Purpose of the study
The main objective of this study is to ascertain whether Value Added Tax has impact on tax system of nigeria. Specific objectives include:
To ascertain the influence of Value Added Tax on tax collection.
To ascertain the influence of Value Added Tax on tax evasion.
To ascertain the influence of Value Added Tax on tax avoidance.
Significance of the study
This study will be of great importance to the government by highlighting the effect of VAT on the tax system of nigeria. This study will also help in shaping and providing a better understanding to citizenries on how VAT is charged and its contribution to the economy. More so, it will help other researchers to carry out further research on this subject area.
Study hypothesis
The study hypothesis is:
Ho1. Government tax collecction of Nigeria is not significantly influenced by Value Added Tax.

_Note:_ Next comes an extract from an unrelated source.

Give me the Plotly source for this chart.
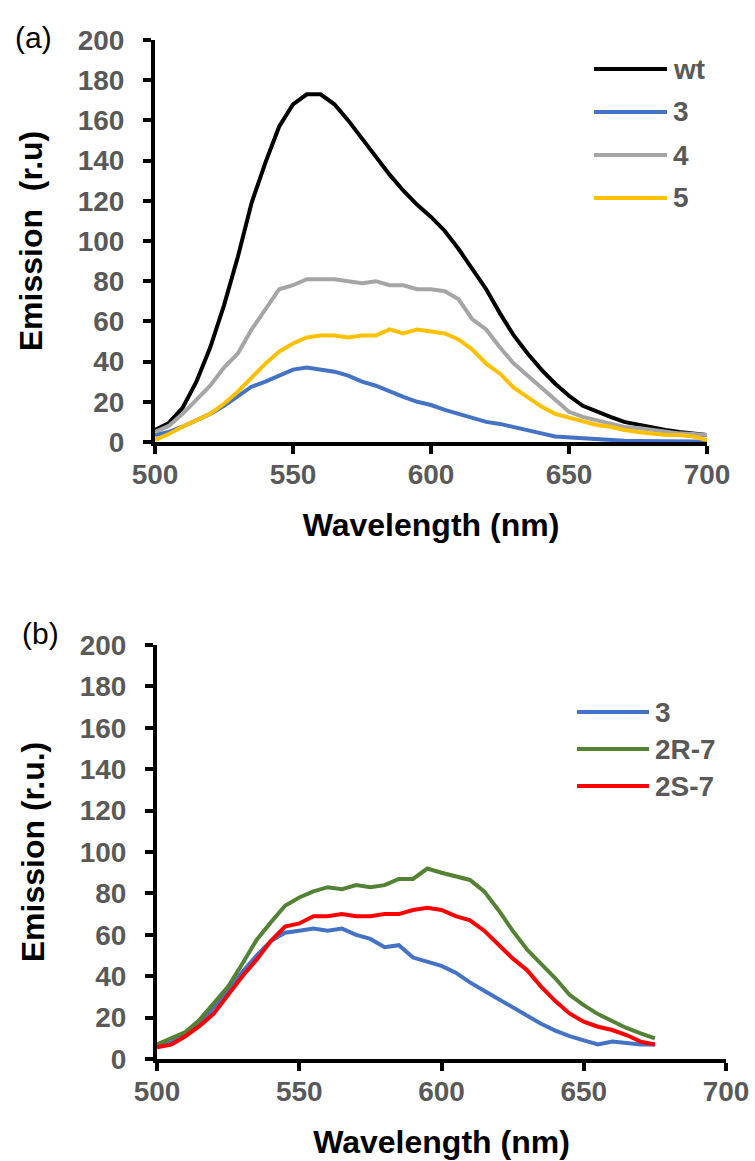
import plotly.graph_objects as go

# ---------------- data ----------------
wl_a = list(range(500, 701, 5))
wt = [6, 9.5, 17, 30, 47, 68, 92, 119, 139, 157, 168, 173, 173, 168, 160, 151, 142, 133, 125, 118,
      112, 105, 96, 86, 76, 64, 53, 44, 36, 29, 23, 18, 15, 12.5, 10, 8.5, 7, 6, 5, 4, 3.5]
s3_a = [3.5, 5, 7.6, 11, 14, 18, 23, 27.5, 30, 33, 36, 37, 36, 35, 33, 30, 28, 25, 22.5, 20,
        18.4, 16, 14, 12, 10, 9, 7.6, 6, 4.3, 2.7, 2.3, 1.8, 1, 0.8, 0.6, 0.5, 0.5, 0.3, 0.3, 0.2, 0]
s4_a = [5, 8, 14, 21, 28, 37, 44, 56, 66, 76, 78, 81, 81, 81, 80, 79, 80, 78, 78, 76,
        76, 75, 71, 61, 56, 47, 39, 33, 27.5, 21, 15, 12.5, 11, 9, 7.5, 7, 6, 5, 4.3, 4, 3.5]
s5_a = [1, 4, 7.6, 11, 14, 19, 25, 32, 39, 45, 49, 52, 53, 53, 52, 53, 53, 56, 54, 56,
        55, 54, 51, 46, 39, 34, 27, 22, 17.6, 14, 12, 10, 8.5, 7.6, 6, 5, 4.3, 3.5, 3.5, 2.7, 1]

wl_b = list(range(500, 676, 5))
s3_b = [6, 8, 11.6, 17, 25, 33, 42, 50, 57, 61, 62, 63, 62, 63, 60, 58, 54, 55, 49, 47,
        45, 41.7, 37, 33, 29, 25, 20.5, 17, 13.7, 11, 9, 7, 8.4, 7.6, 7, 7]
s2r7 = [7, 10, 13, 19, 27, 35, 46, 57.5, 66, 74, 78, 81, 83, 82, 84, 83, 84, 87, 87, 92,
        90, 88, 86.5, 81, 72, 62, 53, 46, 39, 31, 26, 21.7, 18.5, 15, 12.4, 10]
s2s7 = [5.6, 7, 11, 16, 22, 31, 40, 48, 57, 64, 65.5, 69, 69, 70, 69, 69, 70, 70, 72, 73,
        72, 69, 67, 62, 55, 48.6, 43, 35, 28, 22, 18, 15.6, 14, 11.6, 8.4, 7]

x_ticks = [500, 550, 600, 650, 700]
y_ticks = list(range(0, 201, 20))

names_a = ["wt", "3", "4", "5"]
names_b = ["3", "2R-7", "2S-7"]

# ---------------- style ----------------
W, H = 755, 1161
def px(x):
    return x / W
def py(y):
    return 1 - y / H

C_BLACK = "#000000"
C_BLUE = "#4472C4"
C_GRAY = "#A5A5A5"
C_YEL = "#FFC000"
C_GREEN = "#548235"
C_RED = "#FF0000"
TICK_COL = "#595959"
FONT = "Liberation Sans"

colors_a = [C_BLACK, C_BLUE, C_GRAY, C_YEL]
colors_b = [C_BLUE, C_GREEN, C_RED]
LW = 4

fig = go.Figure()
for name, ys, col in zip(names_a, [wt, s3_a, s4_a, s5_a], colors_a):
    fig.add_trace(go.Scatter(x=wl_a, y=ys, mode="lines", name=name,
                             line=dict(color=col, width=LW), xaxis="x", yaxis="y",
                             showlegend=False))
for name, ys, col in zip(names_b, [s3_b, s2r7, s2s7], colors_b):
    fig.add_trace(go.Scatter(x=wl_b, y=ys, mode="lines", name=name,
                             line=dict(color=col, width=LW), xaxis="x2", yaxis="y2",
                             showlegend=False))

tickfont = dict(family=FONT, size=28, color=TICK_COL, weight="bold")
titlefont = dict(family=FONT, size=32, color="black", weight="bold")

def xax(domain, anchor):
    return dict(domain=domain, anchor=anchor, range=[500, 700], tickvals=x_ticks,
                showline=True, linecolor="black", linewidth=4, ticks="outside",
                ticklen=8, tickwidth=4, tickcolor="black", tickfont=tickfont,
                showgrid=False, zeroline=False, automargin=False,
                ticklabelstandoff=-4,
                title=dict(text="Wavelength (nm)", font=titlefont, standoff=26))

def yax(domain, anchor, title):
    return dict(domain=domain, anchor=anchor, range=[0, 200], tickvals=y_ticks,
                showline=True, linecolor="black", linewidth=4, ticks="outside",
                ticklen=8, tickwidth=4, tickcolor="black", tickfont=tickfont,
                showgrid=False, zeroline=False, automargin=False,
                ticklabelstandoff=13,
                title=dict(text=title, font=titlefont, standoff=26))

fig.update_layout(
    width=W, height=H, margin=dict(l=0, r=0, t=0, b=0),
    paper_bgcolor="white", plot_bgcolor="white", showlegend=False,
    xaxis=xax([px(155), px(707)], "y"),
    yaxis=yax([py(442), py(40)], "x", "Emission  (r.u)"),
    xaxis2=xax([px(157), px(726)], "y2"),
    yaxis2=yax([py(1059), py(645)], "x2", "Emission (r.u.)"),
)

# panel labels
fig.add_annotation(x=px(33), y=py(38), xref="paper", yref="paper", text="(a)",
                   showarrow=False, xanchor="center", yanchor="middle",
                   font=dict(family=FONT, size=30, color="black"))
fig.add_annotation(x=px(40), y=py(633), xref="paper", yref="paper", text="(b)",
                   showarrow=False, xanchor="center", yanchor="middle",
                   font=dict(family=FONT, size=30, color="black"))

# custom legends
legfont = dict(family=FONT, size=28, color=TICK_COL, weight="bold")
def add_legend(names, colors, x0, x1, y0, dy):
    for i, (n, c) in enumerate(zip(names, colors)):
        yy = y0 + dy * i
        fig.add_shape(type="line", xref="paper", yref="paper",
                      x0=px(x0), x1=px(x1), y0=py(yy), y1=py(yy),
                      line=dict(color=c, width=4))
        fig.add_annotation(x=px(x1 + 4), y=py(yy), xref="paper", yref="paper",
                           text=n, showarrow=False, xanchor="left", yanchor="middle",
                           font=legfont)

add_legend(names_a, colors_a, 594, 667, 69, 43)
add_legend(names_b, colors_b, 577, 649, 712, 37)

fig.write_html("out.html")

Ho2. Government tax evasion of Nigeria is not significantly influenced by Value Added Tax.
Ho3. Government tax aviodance of Nigeria is not significantly influenced by Value Added Tax.
Scope and Limitations of the Study
The scope of this study is to examine the impact of value added tax on Tax system of Nigeria using of revenue mobilization and fiscal allocation commission Abuja as case study. Limitation faced by the research was limited time and financial constraint
Definition of Basic terminologies
Concepts of Value added Tax
value added tax as an indirect form of taxation based on the general consumption behavior of the people. It is a tax on spending expected to be borne by the final consumer of goods and services. It covers manufactured goods, imports as well as professional and banking services.
The consumption Value Added Tax
Under the consumption VAT, capital purchases are treated the same way as input. It has some advantages, one of which is that it is easier to compute, as the firm does not have to separate expenditure on other items of purchases in determining the VAT base. The main disadvantage of this type of VAT is that it creates refined problems where very heavy and expensive machinery are involved.
The income Value Added Tax
With this type of VAT, the tax paid on purchases of capital inputs is amortized (that is credited against the firm’s VAT liability) over the expected lives of such capital inputs.